Eye of the Sixties: Richard Bellamy and the Transformation of Modern Art
Richard Bellamy was the 60s visionary who championed the new wave of American abstract expressionists and who had the first eye for pop-art, minimalism, and performance happenings in the fabled Green Gallery of West 57th Street, where he was a galleryist of infamous repute from 1960–1965.
Writer and art historian Judith Stein first heard about Bellamy from colleagues when she was curator at the Pennsylvania Academy of the Fine Arts in the 80s, and she was immediately intrigued, which was not surprising because Bellamy was not interested in fame or fortune.
Bellamy was born in Wyoming, Ohio, the son of Chinese physician Lydia Hu and her American husband Richard Bellamy, who met at med school. They initially faced blatant prejudice when Richard began his practice. The locals changed their tune when they relied on them for medical treatment. They also ran a clinic during WWII.
Meanwhile, as the only Chinese American in the local schools, Dick Jr. was ostracized in school. He was a loner, but with a growing interest and success in art and literature; he ignored high-school indignities. At the beginning his college career, his mother died of a congenital heart condition, and Dick was devastated.
He was on his way to join the merchant marines instead of academics, but fortuitously took a side trip to Provincetown, which became the new bohemia for painters, poets, actors, musicians, and vacationing socialites. Bellamy was involved with the seminal “49” group show of underground American artists, performers, poets, and musicians fleeing the rigid New York arts scene to explore rebel territory.
Bellamy also met and fell in love with Nancy Christopherson, a photographer and filmmaker, who had just divorced and was raising her biracial daughter Poni. Back in New York they were part of the in crowd at Norman Mailer’s loft, hanging out with NY glitterati from the art, theater, and literary worlds. Despite sincere effort, Dick and Nancy’s marriage fell apart, though they never got legally divorced. It was the first in a series of troubled relationships for Bellamy.
Bellamy had a brief career in broadcasting. His radio voice was so good that he soon was a popular deejay at WNCX in Connecticut, a gig cut short by his drinking and on-air antics.
Back in New York, Bellamy’s curatorial eye had him arranging exhibitions and representing a contemporary art collective called the Hansa. His anarchistic approach, wild behavior, and elusive persona on the job, as well as his passion for emerging artists, compried his primary skillset. He even had a short stint at the top tier Leo Castelli’s gallery, but was glaringly unsuited for that exclusive, moneyed art world. Yet his reputation as a prescient galleryist grew, and he was backed by a wealthy couple, Robert and Evelyn Scull, to run the Green Gallery.
They opened it boldly in the center of the most commercially exclusive art district in Manhattan.

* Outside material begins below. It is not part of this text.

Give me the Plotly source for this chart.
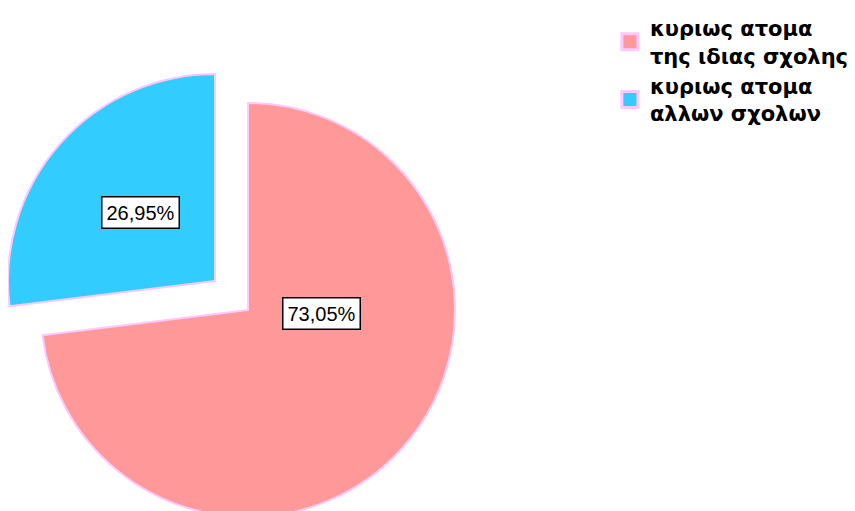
import plotly.graph_objects as go

# ---- data ----
labels = ["κυριως ατομα<br>της ιδιας σχολης", "κυριως ατομα<br>αλλων σχολων"]
values = [73.05, 26.95]
pct_text = ["73,05%", "26,95%"]
colors = ["#FF9999", "#33CCFF"]
edge_color = "#FFC8FF"

# ---- layout geometry (figure pixels) ----
W, H = 855, 511
R = 207
main_center = (240, 302)      # un-pulled slice
pulled_center = (207, 273)    # exploded slice
label_pos = [(313, 305), (132, 204)]


def domain(cx, cy, r):
    return dict(x=[max(0, (cx - r) / W), (cx + r) / W],
                y=[max(0, 1 - (cy + r) / H), min(1, 1 - (cy - r) / H)])


fig = go.Figure()
clear = "rgba(0,0,0,0)"

# main (non-exploded) slice
fig.add_trace(go.Pie(
    values=values, labels=labels, sort=False, direction="clockwise", rotation=0,
    domain=domain(*main_center, R),
    marker=dict(colors=[colors[0], clear], line=dict(color=[edge_color, clear], width=2)),
    textinfo="none", hoverinfo="skip", showlegend=False,
))
# exploded slice
fig.add_trace(go.Pie(
    values=values, labels=labels, sort=False, direction="clockwise", rotation=0,
    domain=domain(*pulled_center, R),
    marker=dict(colors=[clear, colors[1]], line=dict(color=[clear, edge_color], width=2)),
    textinfo="none", hoverinfo="skip", showlegend=False,
))

# legend entries
for lab, col in zip(labels, colors):
    fig.add_trace(go.Scatter(
        x=[None], y=[None], mode="markers", name="<b>" + lab + "</b>",
        marker=dict(symbol="square", size=16, color=col, line=dict(color=edge_color, width=3)),
    ))

# percentage boxes
for (px, py), txt in zip(label_pos, pct_text):
    fig.add_annotation(
        x=px / W, y=1 - py / H, xref="paper", yref="paper", text=txt,
        showarrow=False, xanchor="center", yanchor="middle",
        font=dict(family="Liberation Sans, Arial", size=20, color="black"),
        bgcolor="white", bordercolor="black", borderwidth=1.5, borderpad=2,
        width=72, height=26,
    )

fig.update_layout(
    width=W, height=H,
    margin=dict(l=0, r=0, t=0, b=0),
    paper_bgcolor="white", plot_bgcolor="white",
    xaxis=dict(visible=False), yaxis=dict(visible=False),
    showlegend=True,
    legend=dict(x=0.704, y=1.0, xanchor="left", yanchor="top",
                font=dict(family="DejaVu Sans", size=21, color="black"),
                bgcolor=clear, itemsizing="trace", tracegroupgap=0),
)

fig.write_html("out.html")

Bellamy created a stylish environ that was “Part theater, part sculpture and . . . radical,” but emerged as the new gallery, attracting everybody.
The sculptor Walter De Maria commented, “Dick gave artists a showcase that nobody else would have at that time.” Pace Gallery dealer Arne Glimcher dubbed the Green “the great proving ground of the sixties.”
Bellamy first big success was an exhibition of Marco di Suvero sculpture. Bellamy went to great lengths to produce the show after di Suvero had almost been killed in an elevator accident and was unable to work for a year. Bellamy helped him recover so the artist would be shown first at the Green. He pushed other artists to virtually launch successful careers. Male artists dominated the art scene in New York, and Stein gives Bellamy credit for presenting women artists when most other galleries ignored their work.
Whatever his instinct to pick artists of the moment who went on to have major careers, Bellamy’s vision and risks paid off and put him on equal footing with dealer Leo Castelli, who acknowledged him as a brilliant colleague.
Bellamy’s personal life continued to be turbulent. In its final year, The Green was still going strong, but Bellamy would often disappear, leaving it in the hands of his assistant. By then he was in a relationship with a dancer Sheindi Tokayer, with whom he had a son Miles. Bellamy was drinking heavily, ignoring his personal commitments, fighting with loved ones, and ignoring his son. He rehabilitated himself in his later years as a semi-retired private art dealer, and he cleaned up his personal life, including reuniting with his son.
Stein’s authoritative research can get dense with many names and events overlapping, but if you can keep track of everybody, there is a lot of rescued art history here. If there is one deficiency in the book, it is that Bellamy’s private life isn’t more fleshed out by Stein, but you can only assume she got as much verifiable information as she could from the reclusive Bellamy before he died in the mid-90s. For all intents, Stein brings vividly to life both the man and his wild artistic times.